Now you will have numerous amounts of past data available to you: stick fluctuations, external market fluctuations, buy order details, sell order details, company revenue, company gross profits, etc. Having multiple variables to plot poses a significant problem. Are the variables related?

In such cases, statisticians tend to ask the question Can the results be achieved by only considering a few sets of variables?

Or in other words, you are looking to reduce the dimension of your feature space in order to have fewer relationships between variables, and this is called dimensionality reduction. There are two types of dimensionality reduction:

- Feature Elimination
- Feature Extraction

### Feature Elimination

Feature elimination involves the complete elimination of variables that might not have an impact on the end result.

For example, in our stock exchange project, you might want to consider the top 3 or 5 variables that affect the stock market price and drop everything else.

While this simplifies the problem, it also reduces the accuracy of the project because of a reduction in variables.

### Feature Extraction

Feature extraction solves the problem of variable dilution that feature elimination causes. For example, if you have fifteen independent variables, feature extraction involves the defining of fifteen new independent variables where each new variable is created by a combination of each of the ten old independent variables. The new independent variables are created in a way and in order to best predict the original variables.

You might be wondering how this solves the problem of having a large number of variables since we still have fifteen variables. Once the new variables are defined, you can drop the unimportant ones and use the top 3-5 important variables for plotting. Because each new variable is formed by considering all fifteen old variables, you are still using all information.
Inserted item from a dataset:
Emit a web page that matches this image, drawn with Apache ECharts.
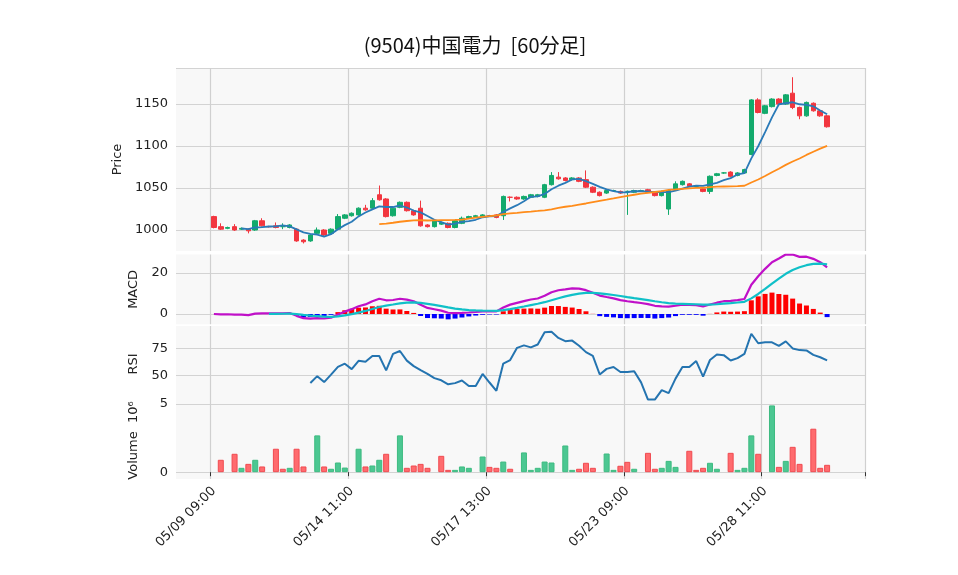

Principal Component Analysis is a feature extraction technique. This explains WHY PCA works – it gives you a solution to incorporate all available variable data while reducing the number of variables and correlations.

## Principal Component Analysis Example

We will explain HOW principal component analysis works and is implemented but first consider the following principal component analysis example. Consider a 2D set of variables, consisting of height and weight.

Normally this dataset will be plotted along the X and Y axis, as shown in the image below (original data set). If you applied principal component analysis to tease out variation, you will define 2 new axes – pc1 and pc2, that each has a new (x,y) value thus considering both the variables of the original data set.

Now that you’ve seen a principal component analysis example, let’s understand HOW it is plotted and how it works.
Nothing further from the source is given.